A friend of mine told me my headline from Monday, "Why it was great to edit print publications," was a snoozer, seemingly meant to convince readers I'm 72.
Well hell, man, these 20 years I've been in the working world have been a pretty big 20 years in the communication business, and looking back over those two decades sometimes makes a body feel like he's 72.
In the early 1990s, one of the most popular seminar leaders was a graphic designer named Edmund Arnold. Ed was known as "the father of modern newspaper design," and claimed to have designed more than a thousand newspapers as a consultant.
He was a charming man and a fine teacher who believed, and taught until his dying day, that ragged-right margins were a sign of slovenly hipness, as much a regrettable fad as bell-bottoms, long sideburns and large collars.
He taught a lot for Ragan, and toward the end of his career Ragan staffer Pat Williams asked him if he ever had a hard time remembering the names of those who attended his sessions.
"Oh no," he replied. "I just call all the guys 'Champ,' and all the ladies, 'Honey.'"
I once worked with Ed to produce a book. He believed desktop design was a fad, too. So this was a real honest-to-goodness cut-and-paste job which he sent to us, all mocked up and, in Ed's mind, ready to shoot and print. The Ragan staff designer and I took it down to the corner tavern to look through it and determine if she could reproduce it on the computer.
I spilled our second pitcher of beer all over the manuscript, and we frantically mopped up the pages, one by one.
Now I ask you: With a head full of yarns like that, how can you not feel 72?
Robert J Holland, ABC says
What a great story, David.
I was fortunate enough to be in Dr. Arnold’s last class as a professor of mass communications teaching media graphics at Virginia Commonwealth University in the mid ’80s. Sure, he was a bit old fashioned, but the design principles he taught us are as valid today as they were then. It’s too bad more editors and designers (including those for online media) don’t follow them. Just because everybody’s doing something doesn’t make it good design.
One of the things I remember most about his classroom was the replica of the Gutenberg press that sat to one side. It was a symbol of just how significant mass communication was to the world and a nice reminder of where our industry had come from.

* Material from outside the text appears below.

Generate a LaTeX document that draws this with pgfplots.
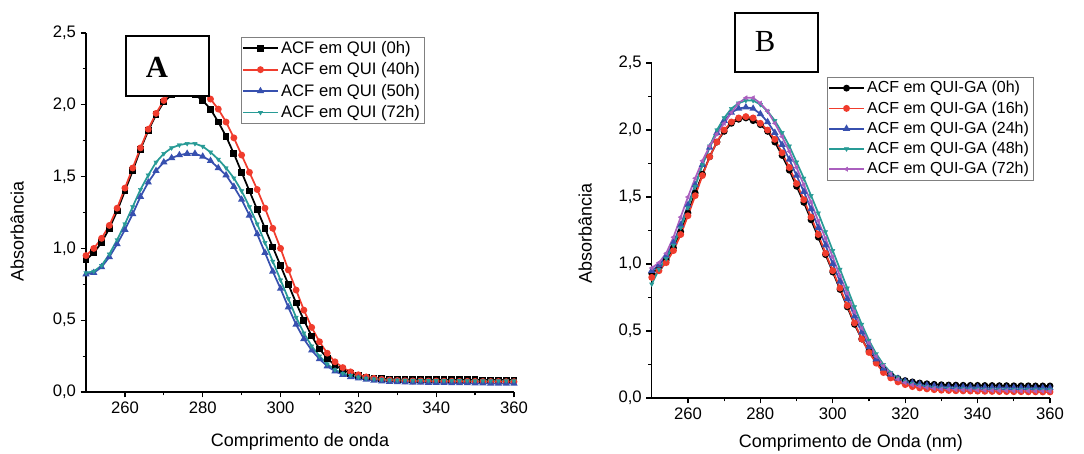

Not coincidentally, when I taught an intro to PR class at VCU a few years ago, I told my students that the impact of social media was like that of the Gutenberg press. Suddenly, the average person had the power to publish.
Old fashioned indeed.
David Murray says
Good points, Robert.
Little-known fact: Dr. Arnold used to play golf with Johannes Gutenberg, and he won that press on a bet.
(Which is why a double-or-nothing bet in golf is called a “press.”)
It all connects!
Tyler Hayes says
To Robert’s point, it is indeed too bad when we are delivered such great role models and yet see so many designers/writers/artists who seem to think that the traditional rules & framework don’t apply to them. That somehow they can create without first learning the fundamentals, which of course hardly ever change. And even when they do, it’s very slowly.
Reminds me of Alexander Mackendrick, who wrote an absolutely wonderful book, “On film-making.” Mackendrick was both a doer and a teacher, a rare combination indeed. Even today, his decades-old book is accepted as one of the first books any aspiring filmmaker should read.
The Internet is still young. Modern PCs are still young. We’re all still figuring out to balance old habits with our burgeoning sense of wanting to just move forward already. Give it some time.
Tyler Hayes says
Also, thank you for the story David. I loved it!